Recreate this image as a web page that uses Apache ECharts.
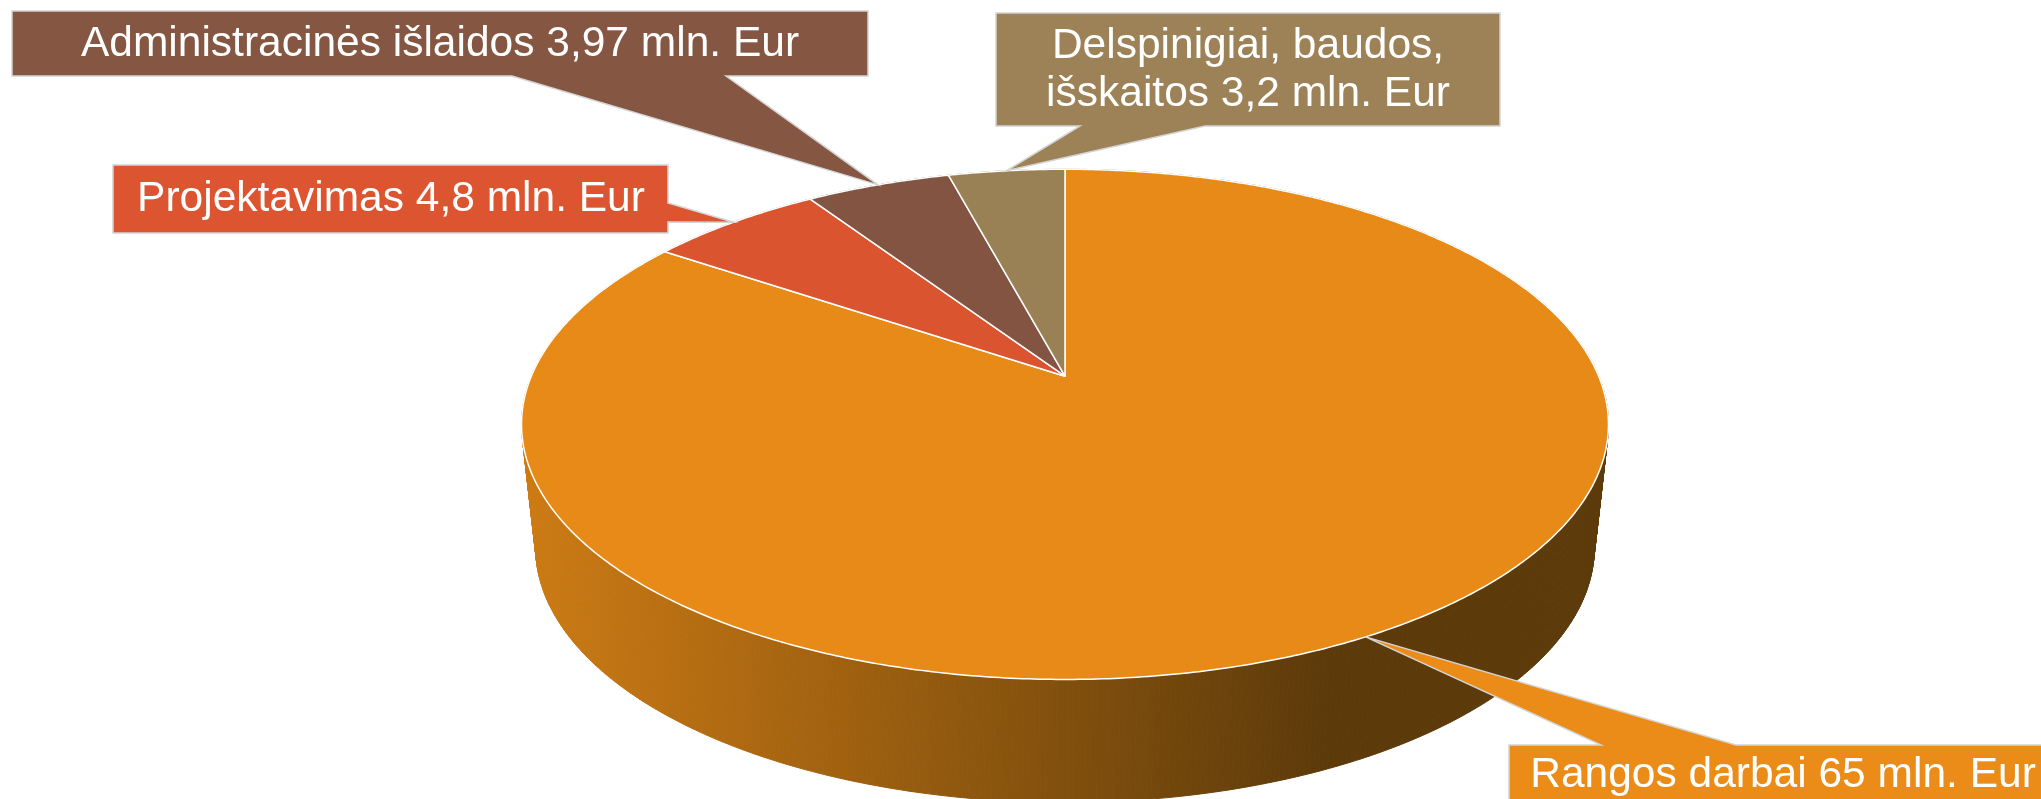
<!DOCTYPE html>
<html>
<head>
<meta charset="utf-8">
<title>Išlaidų struktūra</title>
<script src="https://cdn.jsdelivr.net/npm/echarts/dist/echarts.min.js"></script>
<style>
  html, body { margin: 0; padding: 0; background: #fff; }
  #main { width: 2041px; height: 799px; }
</style>
</head>
<body>
<div id="main"></div>
<script>
// data
var categories = ['Rangos darbai', 'Projektavimas', 'Administracinės išlaidos', 'Delspinigiai, baudos, išskaitos'];
var values = [65, 4.8, 3.97, 3.2];
var labelTexts = [
    'Rangos darbai 65 mln. Eur',
    'Projektavimas 4,8 mln. Eur',
    'Administracinės išlaidos 3,97 mln. Eur',
    'Delspinigiai, baudos,\nišskaitos 3,2 mln. Eur'
];

// look
var topColors = ['#e88a17', '#db5430', '#835441', '#9a8155'];
var boxColors = ['#eb8c18', '#dc5530', '#855641', '#9c8256'];
var sideColors = ['#9a5c10', '#8a3218', '#4f3226', '#5c4d33'];

// callout boxes in px: box [x0, y0, x1, y1], edge the pointer leaves from, pointer base, text centre
var callouts = [
    { box: [1509, 745, 2057, 808], edge: 'top', base: [1601, 1736], text: [1783, 775] },
    { box: [113, 165, 668, 233], edge: 'right', base: [203, 222], text: [391, 199] },
    { box: [12, 11, 868, 76], edge: 'bottom', base: [726, 512], text: [440, 44] },
    { box: [996, 13, 1500, 126], edge: 'bottom', base: [1205, 1080], text: [1248, 70] }
];

// fake 3D: perspective squeeze of the far side, thickness of the disc
var K = 0.1888;
var DEPTH = 0.5;
var BOTTOM_SCALE = 0.974;

var total = values.reduce(function (s, v) { return s + v; }, 0);
var sweeps = values.map(function (v) { return v / total * 360; });
var starts = [];
var acc = 0;
sweeps.forEach(function (s) { starts.push(acc); acc += s; });

// angle clockwise from 12 o'clock -> data coords of the rim
function rim(theta, bottom) {
    var t = theta * Math.PI / 180;
    var u = Math.sin(t), v = Math.cos(t);
    var d = 1 + K * v;
    var x = u / d, y = v / d;
    if (bottom) {
        x = x * BOTTOM_SCALE;
        y = y - DEPTH;
    }
    return [x, y];
}

function steps(a0, a1) {
    var n = Math.max(2, Math.ceil(Math.abs(a1 - a0) / 0.5));
    var out = [];
    for (var j = 0; j <= n; j++) out.push(a0 + (a1 - a0) * j / n);
    return out;
}

var sideGradient = new echarts.graphic.LinearGradient(521, 0, 1330, 0, [
    { offset: 0, color: '#cd7b14' },
    { offset: 1, color: '#5c3a0a' }
], true);

// side wall as thin strips, so the outline follows the tangents between top and bottom rims
function renderSide(params, api) {
    var i = params.dataIndex;
    var angles = steps(starts[i], starts[i] + sweeps[i]);
    var paint = i === 0 ? sideGradient : sideColors[i];
    var children = [];
    for (var j = 0; j < angles.length - 1; j++) {
        children.push({
            type: 'polygon',
            shape: {
                points: [
                    api.coord(rim(angles[j], false)),
                    api.coord(rim(angles[j + 1], false)),
                    api.coord(rim(angles[j + 1], true)),
                    api.coord(rim(angles[j], true))
                ]
            },
            style: { fill: paint, stroke: paint, lineWidth: 1 }
        });
    }
    return { type: 'group', children: children };
}

function renderTop(params, api) {
    var i = params.dataIndex;
    var pts = [api.coord([0, 0])];
    steps(starts[i], starts[i] + sweeps[i]).forEach(function (a) {
        pts.push(api.coord(rim(a, false)));
    });
    return {
        type: 'polygon',
        shape: { points: pts },
        style: { fill: topColors[i], stroke: '#ffffff', lineWidth: 1.5, lineJoin: 'round' }
    };
}

function renderCallout(params, api) {
    var i = params.dataIndex;
    var c = callouts[i];
    var tip = api.coord(rim(starts[i] + sweeps[i] / 2, false));
    var x0 = c.box[0], y0 = c.box[1], x1 = c.box[2], y1 = c.box[3];
    var pts;
    if (c.edge === 'top') {
        pts = [[x0, y0], [c.base[0], y0], tip, [c.base[1], y0], [x1, y0], [x1, y1], [x0, y1]];
    } else if (c.edge === 'right') {
        pts = [[x0, y0], [x1, y0], [x1, c.base[0]], tip, [x1, c.base[1]], [x1, y1], [x0, y1]];
    } else {
        pts = [[x0, y0], [x1, y0], [x1, y1], [c.base[0], y1], tip, [c.base[1], y1], [x0, y1]];
    }
    return {
        type: 'group',
        children: [
            {
                type: 'polygon',
                shape: { points: pts },
                style: { fill: boxColors[i], stroke: '#d4d4d4', lineWidth: 1.5 }
            },
            {
                type: 'text',
                x: c.text[0],
                y: c.text[1],
                style: {
                    text: labelTexts[i],
                    fill: '#ffffff',
                    font: '42.5px "Liberation Sans", Arial, sans-serif',
                    lineHeight: 48,
                    align: 'center',
                    verticalAlign: 'middle'
                }
            }
        ]
    };
}

var chartDom = document.getElementById('main');
var myChart = echarts.init(chartDom, null, { renderer: 'canvas' });

var seriesData = values.map(function (v, i) {
    return { name: categories[i], value: [i, v] };
});

var option = {
    backgroundColor: '#ffffff',
    animation: false,
    grid: { left: 531.3, top: 130.2, width: 1067.4, height: 492 },
    xAxis: { type: 'value', min: -1, max: 1, show: false },
    yAxis: { type: 'value', min: -1, max: 1, show: false },
    series: [
        { type: 'custom', name: 'side', z: 1, renderItem: renderSide, data: seriesData },
        { type: 'custom', name: 'top', z: 2, renderItem: renderTop, data: seriesData },
        { type: 'custom', name: 'labels', z: 3, renderItem: renderCallout, data: seriesData }
    ]
};
option && myChart.setOption(option);
</script>
</body>
</html>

## TASK
Without the pictures, repeat the listing above exactly.

## TASK ANSWER
Recreate this image as a web page that uses Apache ECharts.
<!DOCTYPE html>
<html>
<head>
<meta charset="utf-8">
<title>Išlaidų struktūra</title>
<script src="https://cdn.jsdelivr.net/npm/echarts/dist/echarts.min.js"></script>
<style>
  html, body { margin: 0; padding: 0; background: #fff; }
  #main { width: 2041px; height: 799px; }
</style>
</head>
<body>
<div id="main"></div>
<script>
// data
var categories = ['Rangos darbai', 'Projektavimas', 'Administracinės išlaidos', 'Delspinigiai, baudos, išskaitos'];
var values = [65, 4.8, 3.97, 3.2];
var labelTexts = [
    'Rangos darbai 65 mln. Eur',
    'Projektavimas 4,8 mln. Eur',
    'Administracinės išlaidos 3,97 mln. Eur',
    'Delspinigiai, baudos,\nišskaitos 3,2 mln. Eur'
];

// look
var topColors = ['#e88a17', '#db5430', '#835441', '#9a8155'];
var boxColors = ['#eb8c18', '#dc5530', '#855641', '#9c8256'];
var sideColors = ['#9a5c10', '#8a3218', '#4f3226', '#5c4d33'];

// callout boxes in px: box [x0, y0, x1, y1], edge the pointer leaves from, pointer base, text centre
var callouts = [
    { box: [1509, 745, 2057, 808], edge: 'top', base: [1601, 1736], text: [1783, 775] },
    { box: [113, 165, 668, 233], edge: 'right', base: [203, 222], text: [391, 199] },
    { box: [12, 11, 868, 76], edge: 'bottom', base: [726, 512], text: [440, 44] },
    { box: [996, 13, 1500, 126], edge: 'bottom', base: [1205, 1080], text: [1248, 70] }
];

// fake 3D: perspective squeeze of the far side, thickness of the disc
var K = 0.1888;
var DEPTH = 0.5;
var BOTTOM_SCALE = 0.974;

var total = values.reduce(function (s, v) { return s + v; }, 0);
var sweeps = values.map(function (v) { return v / total * 360; });
var starts = [];
var acc = 0;
sweeps.forEach(function (s) { starts.push(acc); acc += s; });

// angle clockwise from 12 o'clock -> data coords of the rim
function rim(theta, bottom) {
    var t = theta * Math.PI / 180;
    var u = Math.sin(t), v = Math.cos(t);
    var d = 1 + K * v;
    var x = u / d, y = v / d;
    if (bottom) {
        x = x * BOTTOM_SCALE;
        y = y - DEPTH;
    }
    return [x, y];
}

function steps(a0, a1) {
    var n = Math.max(2, Math.ceil(Math.abs(a1 - a0) / 0.5));
    var out = [];
    for (var j = 0; j <= n; j++) out.push(a0 + (a1 - a0) * j / n);
    return out;
}

var sideGradient = new echarts.graphic.LinearGradient(521, 0, 1330, 0, [
    { offset: 0, color: '#cd7b14' },
    { offset: 1, color: '#5c3a0a' }
], true);

// side wall as thin strips, so the outline follows the tangents between top and bottom rims
function renderSide(params, api) {
    var i = params.dataIndex;
    var angles = steps(starts[i], starts[i] + sweeps[i]);
    var paint = i === 0 ? sideGradient : sideColors[i];
    var children = [];
    for (var j = 0; j < angles.length - 1; j++) {
        children.push({
            type: 'polygon',
            shape: {
                points: [
                    api.coord(rim(angles[j], false)),
                    api.coord(rim(angles[j + 1], false)),
                    api.coord(rim(angles[j + 1], true)),
                    api.coord(rim(angles[j], true))
                ]
            },
            style: { fill: paint, stroke: paint, lineWidth: 1 }
        });
    }
    return { type: 'group', children: children };
}

function renderTop(params, api) {
    var i = params.dataIndex;
    var pts = [api.coord([0, 0])];
    steps(starts[i], starts[i] + sweeps[i]).forEach(function (a) {
        pts.push(api.coord(rim(a, false)));
    });
    return {
        type: 'polygon',
        shape: { points: pts },
        style: { fill: topColors[i], stroke: '#ffffff', lineWidth: 1.5, lineJoin: 'round' }
    };
}

function renderCallout(params, api) {
    var i = params.dataIndex;
    var c = callouts[i];
    var tip = api.coord(rim(starts[i] + sweeps[i] / 2, false));
    var x0 = c.box[0], y0 = c.box[1], x1 = c.box[2], y1 = c.box[3];
    var pts;
    if (c.edge === 'top') {
        pts = [[x0, y0], [c.base[0], y0], tip, [c.base[1], y0], [x1, y0], [x1, y1], [x0, y1]];
    } else if (c.edge === 'right') {
        pts = [[x0, y0], [x1, y0], [x1, c.base[0]], tip, [x1, c.base[1]], [x1, y1], [x0, y1]];
    } else {
        pts = [[x0, y0], [x1, y0], [x1, y1], [c.base[0], y1], tip, [c.base[1], y1], [x0, y1]];
    }
    return {
        type: 'group',
        children: [
            {
                type: 'polygon',
                shape: { points: pts },
                style: { fill: boxColors[i], stroke: '#d4d4d4', lineWidth: 1.5 }
            },
            {
                type: 'text',
                x: c.text[0],
                y: c.text[1],
                style: {
                    text: labelTexts[i],
                    fill: '#ffffff',
                    font: '42.5px "Liberation Sans", Arial, sans-serif',
                    lineHeight: 48,
                    align: 'center',
                    verticalAlign: 'middle'
                }
            }
        ]
    };
}

var chartDom = document.getElementById('main');
var myChart = echarts.init(chartDom, null, { renderer: 'canvas' });

var seriesData = values.map(function (v, i) {
    return { name: categories[i], value: [i, v] };
});

var option = {
    backgroundColor: '#ffffff',
    animation: false,
    grid: { left: 531.3, top: 130.2, width: 1067.4, height: 492 },
    xAxis: { type: 'value', min: -1, max: 1, show: false },
    yAxis: { type: 'value', min: -1, max: 1, show: false },
    series: [
        { type: 'custom', name: 'side', z: 1, renderItem: renderSide, data: seriesData },
        { type: 'custom', name: 'top', z: 2, renderItem: renderTop, data: seriesData },
        { type: 'custom', name: 'labels', z: 3, renderItem: renderCallout, data: seriesData }
    ]
};
option && myChart.setOption(option);
</script>
</body>
</html>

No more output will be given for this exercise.